A character in a play says 'I forgive you completely' to another character, while simultaneously refusing eye contact and backing toward the door. Which analysis best captures the subtext of this moment?
AThe dialogue reveals the character's true emotional state; the blocking is irrelevant unless specified in the stage directions
BThe contradiction between the character's words and their physical behavior is where the subtext lives — the action reveals what the dialogue conceals
CThe character is lying, which is a script flaw that the director should correct through staging
DThe scene has no subtext because the character has explicitly stated their feeling
Subtext is revealed by the gap between what characters say and what they do. Physical behavior — backing toward the door while claiming forgiveness — often tells the truth when dialogue lies. Option D reflects a common confusion: explicit statement does not eliminate subtext when contradicting action is present. Option C conflates deliberate dramatic subtext with 'lying,' which misses the craft dimension — the playwright constructed this contradiction intentionally to give the scene psychological depth.

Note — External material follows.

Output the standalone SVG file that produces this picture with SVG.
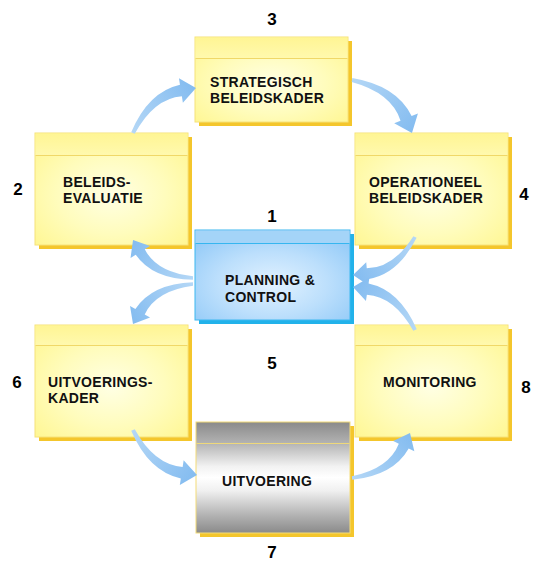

Question 2 Multiple Choice
A playwright's draft includes this line: 'I have always carried a deep resentment toward my father — it has shaped everything I've done.' A dramaturge advises cutting the line. What is the most likely craft reason?
AThe word 'resentment' is too abstract and will confuse audiences unfamiliar with psychological vocabulary
BStating subtext explicitly eliminates the dramatic gap that creates emotional engagement — the audience can no longer participate in discovering what the character will not say
CBackstory should never be delivered in dialogue and must be communicated exclusively through costume and set design
DThe line is too long and breaks the rhythm of the scene
The power of subtext comes from withholding. When a character says exactly what they feel, the audience is told rather than invited to discover — and that discovery is where emotional engagement lives. A character who speaks politely to their father while gripping a chair back, or who changes the subject whenever family comes up, generates far stronger tension than explicit confession. The audience does the interpretive work, and that participation creates investment the direct statement cannot.
Question 3 True / False
In Chekhov's Three Sisters, the sisters repeatedly declare their intention to go to Moscow across four acts but never go. This structural pattern — stated desire diverging completely from actual behavior — functions as subtext operating at the level of the whole play rather than within individual lines.
TTrue
FFalse
Answer: True
Subtext can operate at scales larger than single scenes or exchanges. The Moscow refrain is not a moment of subtext; it is a structural subtext that builds meaning through repetition and non-fulfillment over the course of the entire work. 'Moscow' ceases to name a city and becomes a symbol for unlived life, deferred hope, and self-deception. This is one of the most sophisticated uses of subtext in dramatic literature: the meaning accumulates through form (the pattern of saying and not doing) rather than through any particular line.
Question 4 True / False
Subtext is primarily a verbal phenomenon — found in what characters choose not to say or in dialogue that implies more than it states.
TTrue
FFalse
Answer: False
Physical action is often the clearest carrier of subtext. A character who says 'I don't care about you anymore' while picking up their coat from the floor communicates contradictory information through behavior that is as legible as any line of dialogue. Directors and performers train themselves to read action against speech because behavior frequently tells the truth when words lie. Subtext lives in the gap between what is said and what is done — and that gap can be as wide in movement as in silence.
Question 5 Short Answer
Why does making subtext explicit in dialogue typically reduce rather than intensify dramatic tension?
Think about your answer, then reveal below.
Model answer: Dramatic tension requires a gap between surface and depth — between what is said and what is meant, between what characters claim and what they want. When subtext is stated explicitly, that gap disappears. The audience is told rather than invited to discover, and their interpretive participation — which is the source of emotional engagement — is foreclosed. Furthermore, explicit confession breaks psychological realism: people rarely say exactly what they feel, especially in high-stakes situations. Characters who name their own subtext feel scripted rather than lived. The power of subtext comes from what is withheld; its effect depends entirely on the audience's active interpretation of what the play refuses to say outright.
The practical lesson for writers is that trust in the audience is a craft virtue. Subtext trusts viewers or readers to do interpretive work; explicit statement does that work for them, at the cost of the engagement that work produces. The Three Sisters' entire emotional weight rests on what is never directly acknowledged — that the sisters will never go to Moscow, and that they know it.